Which would you prefer (has more meaning) as a variable: address or 1121298? Which is easier to remember?
However, if the language uses something to denote that it not just text or numbers (such as the $ in $address) it really shouldn't make a difference as that would tell the compiler that what follows is to be treated as a variable (in this case).
In any case it comes down to what the language designers want to use as the rules for their language.
The variable may be considered as a value also during compile time by the compiler
so the value may call the value again and again recursively
Backtracking is avoided in lexical analysis phase while compiling the piece of code. The variable like Apple; , the compiler will know its a identifier right away when it meets letter ‘A’ character in the lexical Analysis phase. However, a variable like 123apple; , compiler won’t be able to decide if its a number or identifier until it hits ‘a’ and it needs backtracking to go in the lexical analysis phase to identify that it is a variable.
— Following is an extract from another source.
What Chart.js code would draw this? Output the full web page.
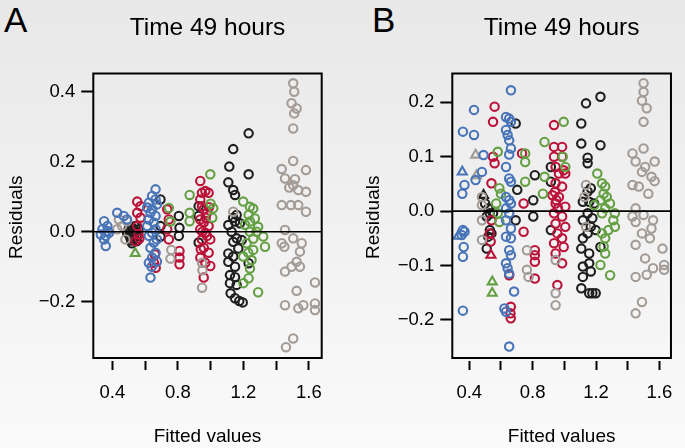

But it is not supported in compiler.
Reference
There could be nothing wrong with it when comes into declaring variable.but there is some ambiguity when it tries to use that variable somewhere else like this :
let 1 = "Hello world!"
print(1)
print(1)
print is a generic method that accepts all types of variable. so in that situation compiler does not know which (1) the programmer refers to : the 1 of integer value or the 1 that store a string value.
maybe better for compiler in this situation to allows to define something like that but when trying to use this ambiguous stuff, bring an error with correction capability to how gonna fix that error and clear this ambiguity.